Fed up of being ripped off and trapped by your freeholder? Take control of your property
All too often I hear of leaseholders frustrated by the actions - or inaction - of their freeholder of their flat, or their managing agent. This is often compounded by large or often increasing service charge demands.
“The Agent cannot be trusted: they have already overcharged us by £27k...”
“The Agent’s fees are half of our service charge”
“They wanted £80,000 for the external redecoration when we got a quote for £6,000”
“The cleaners never actually turn up and when they do, they do not do a good job”
Most people in this situation feel they have no other option other than to just sit back and take it. Occasionally people will fight charges using the Property Tribunal service, but they often get worn down by the sheer weight of bureaucracy, or they simply do not understand how to bring a good case together, or they just worry about the financial implications if they lose.
My advice is.... don’t just sit there and take it, and don’t fight it either. Instead, take control of your property if you can.
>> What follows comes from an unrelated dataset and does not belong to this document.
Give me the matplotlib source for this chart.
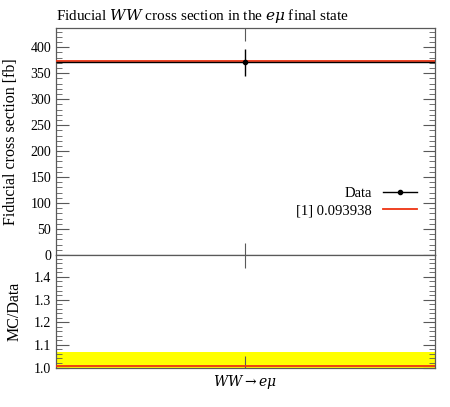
import numpy as np
import matplotlib.pyplot as plt
from matplotlib.ticker import MultipleLocator
from matplotlib.lines import Line2D

# Data
bin_edges = [0.0, 1.0]
bin_label = r"$WW \rightarrow e\mu$"
data_val = [371.0]
data_err = [26.0]
mc_val = [373.5]
mc_label = "[1] 0.093938"

RED = "#ee3311"
FRAME = "0.35"

plt.rcParams["font.family"] = ["Liberation Serif", "DejaVu Serif"]
plt.rcParams["mathtext.fontset"] = "dejavuserif"

fig = plt.figure(figsize=(4.5, 4.07), dpi=100)
ax = fig.add_axes([0.1244, 0.3735, 0.8422, 0.5577])
axr = fig.add_axes([0.1244, 0.0958, 0.8422, 0.2777], sharex=ax)

x0, x1 = bin_edges
xc = 0.5 * (x0 + x1)

# ── main panel ──
ax.hlines(mc_val, x0, x1, color=RED, lw=1.3, zorder=3)
ax.errorbar([xc], data_val, yerr=data_err, xerr=[0.5 * (x1 - x0)],
            fmt="o", color="black", ms=3, lw=1.0, capsize=0, zorder=4)
ax.set_xlim(x0, x1)
ax.set_ylim(0, 437)
ax.set_ylabel("Fiducial cross section [fb]", fontsize=11.5, labelpad=8)
ax.set_title(r"Fiducial $WW$ cross section in the $e\mu$ final state",
             fontsize=11, loc="left", pad=6)
ax.yaxis.set_major_locator(MultipleLocator(50))
ax.yaxis.set_minor_locator(MultipleLocator(10))
handles = [Line2D([], [], color="black", lw=1.0, marker="o", ms=3),
           Line2D([], [], color=RED, lw=1.3)]
ax.legend(handles, ["Data", mc_label], loc="upper right",
          bbox_to_anchor=(0.975, 0.34), frameon=False, fontsize=10.5,
          markerfirst=False, handlelength=2.3, labelspacing=0.3,
          borderaxespad=0.2)
ax.tick_params(labelbottom=False)

# ── ratio panel ──
rel = np.array(data_err) / np.array(data_val)
axr.fill_between([x0, x1], 1 - rel[0], 1 + rel[0], color="#ffff00",
                 lw=0, zorder=1)
axr.hlines(np.array(mc_val) / np.array(data_val), x0, x1, color=RED,
           lw=1.3, zorder=3)
axr.set_ylim(0.998, 1.497)
axr.set_ylabel("MC/Data", fontsize=11.5, labelpad=8)
axr.yaxis.set_major_locator(MultipleLocator(0.1))
axr.yaxis.set_minor_locator(MultipleLocator(0.02))
axr.yaxis.set_major_formatter(plt.FormatStrFormatter("%.1f"))
axr.set_xticks([xc])
axr.set_xticklabels([bin_label], fontsize=11)

for a in (ax, axr):
    for s in a.spines.values():
        s.set_color(FRAME)
        s.set_linewidth(0.9)
    a.tick_params(which="both", direction="in", top=True, right=True,
                  color=FRAME, labelsize=10)
    a.tick_params(which="major", length=9, width=0.8)
    a.tick_params(which="minor", length=4.5, width=0.6)
ax.set_xticks([xc])
axr.tick_params(axis="x", which="minor", length=0)
ax.tick_params(axis="x", which="minor", length=0)

fig.savefig("out.png", dpi=100)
This enables you to focus on the future, to a time where you and your fellow leaseholders set the level of service charge, do the work you want, employ the managing agent you want, and most important, make the communal property more an extension of your home.
A recent survey by Urban Owners Limited showed that on average leaseholders saved up to 30% on their service charge bills by taking control.
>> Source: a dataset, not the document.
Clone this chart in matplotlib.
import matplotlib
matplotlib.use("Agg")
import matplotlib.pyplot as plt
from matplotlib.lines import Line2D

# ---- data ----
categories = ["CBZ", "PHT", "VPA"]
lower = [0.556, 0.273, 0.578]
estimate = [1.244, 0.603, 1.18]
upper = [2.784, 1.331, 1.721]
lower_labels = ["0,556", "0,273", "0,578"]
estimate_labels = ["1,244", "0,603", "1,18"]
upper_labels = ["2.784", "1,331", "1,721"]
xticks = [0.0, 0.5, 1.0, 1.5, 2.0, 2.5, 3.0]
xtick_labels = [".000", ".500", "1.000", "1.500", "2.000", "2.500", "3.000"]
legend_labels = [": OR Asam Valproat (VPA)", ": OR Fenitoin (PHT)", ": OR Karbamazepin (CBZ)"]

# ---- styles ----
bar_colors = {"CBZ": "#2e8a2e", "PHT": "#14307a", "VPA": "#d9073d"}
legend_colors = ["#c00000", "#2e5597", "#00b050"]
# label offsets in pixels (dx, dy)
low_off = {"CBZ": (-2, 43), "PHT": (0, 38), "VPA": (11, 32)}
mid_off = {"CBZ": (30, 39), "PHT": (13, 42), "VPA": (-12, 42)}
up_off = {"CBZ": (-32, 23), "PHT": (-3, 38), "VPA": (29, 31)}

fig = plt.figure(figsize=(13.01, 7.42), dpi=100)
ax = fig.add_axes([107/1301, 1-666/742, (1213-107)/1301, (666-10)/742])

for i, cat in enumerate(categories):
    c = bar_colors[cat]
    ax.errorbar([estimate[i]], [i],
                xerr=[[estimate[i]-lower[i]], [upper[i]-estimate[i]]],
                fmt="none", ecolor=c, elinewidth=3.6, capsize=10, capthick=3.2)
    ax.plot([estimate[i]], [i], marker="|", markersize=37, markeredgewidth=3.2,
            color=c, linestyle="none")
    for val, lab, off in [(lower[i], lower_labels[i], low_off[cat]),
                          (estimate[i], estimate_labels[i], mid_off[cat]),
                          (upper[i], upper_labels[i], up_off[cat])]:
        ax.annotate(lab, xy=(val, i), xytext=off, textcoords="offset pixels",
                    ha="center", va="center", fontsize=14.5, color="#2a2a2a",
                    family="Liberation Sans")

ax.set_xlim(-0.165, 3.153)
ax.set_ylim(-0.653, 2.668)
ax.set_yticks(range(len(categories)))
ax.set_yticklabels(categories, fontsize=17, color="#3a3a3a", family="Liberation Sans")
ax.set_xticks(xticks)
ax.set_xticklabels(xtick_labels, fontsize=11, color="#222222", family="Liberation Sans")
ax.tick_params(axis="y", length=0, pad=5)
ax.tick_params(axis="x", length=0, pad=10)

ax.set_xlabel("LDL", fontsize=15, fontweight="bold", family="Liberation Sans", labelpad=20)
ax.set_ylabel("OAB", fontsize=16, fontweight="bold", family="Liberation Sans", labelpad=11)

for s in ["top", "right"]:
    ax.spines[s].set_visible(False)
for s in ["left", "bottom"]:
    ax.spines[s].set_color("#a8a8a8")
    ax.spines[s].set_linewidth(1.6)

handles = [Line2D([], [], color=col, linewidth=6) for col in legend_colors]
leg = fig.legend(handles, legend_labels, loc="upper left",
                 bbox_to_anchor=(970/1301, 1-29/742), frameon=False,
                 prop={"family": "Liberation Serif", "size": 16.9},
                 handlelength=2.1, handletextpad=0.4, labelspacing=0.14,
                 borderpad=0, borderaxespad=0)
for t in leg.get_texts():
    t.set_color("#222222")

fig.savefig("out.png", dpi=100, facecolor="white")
Average savings per flat per year
||Annual Average saving (%)
|Repairs & Maintenance
*Legal services, bank & accountancy charges, utilities, security and lifts
There are three ways to take control.
First, if your lease has a management company separate to the freeholder, you will find often you are a member of this company and can become a Director. Once a Director you then take control – with your fellow Directors – of the day-to-day decisions on how your property is run. Often freeholders will not publicise this, or the current Directors are linked in some way to the freeholder/ management company and not making decisions in all the leaseholders’ interests. If this situation exists, this is the best mechanism to start taking control.
Second, if you live in flats and greater than 75% of your property is used for residential use, Right To Manage or Collective Enfranchisement can be available to you. These are legislated processes where if you can bring 50% or more leaseholders together, you can formally give notice to the freeholder, and you as leaseholders effectively take control of the building. With Right To Manage, a company is created of which you are members and it takes over all management responsibility, but the ownership of the leases and communal property remains with the current freeholder. With Collective Enfranchisement, a company is created of which you are members and it forces the purchase of the leases and communal property from the existing freeholder and hence you take over management as you then effectively own the freehold.
Right To Manage is cheaper to achieve than Collective Enfranchisement, but you will have to keep on paying ground rents and paying for lease extensions, whereas with Collective Enfranchisement you can effectively vote to stop paying ground rents and extend your leases for nothing. Right To Manage will likely start at £100-£150 per participant and tops out at about £500 per participant, whereas Collective Enfranchisement will likely start at £3,000 to £5,000 and can be much higher depending the length of the leases in the property.
Thirdly, if none of the above applies, it is less easy to take control. But there is one option left where the freeholder and agent can be proven to not be managing your property appropriately. With this option, you as leaseholders apply to the Property Tribunal for Appointment of a Managing Agent. You have to present evidence of the failings of the current situation and nominate a managing agent you like, and, if the tribunal agrees with you, they will appoint the agent over and above the freeholder’s agent to manage the property on your behalf. The agent however works for the tribunal more than yourselves, so it may lead to a better situation, but not necessarily one you are totally in control of.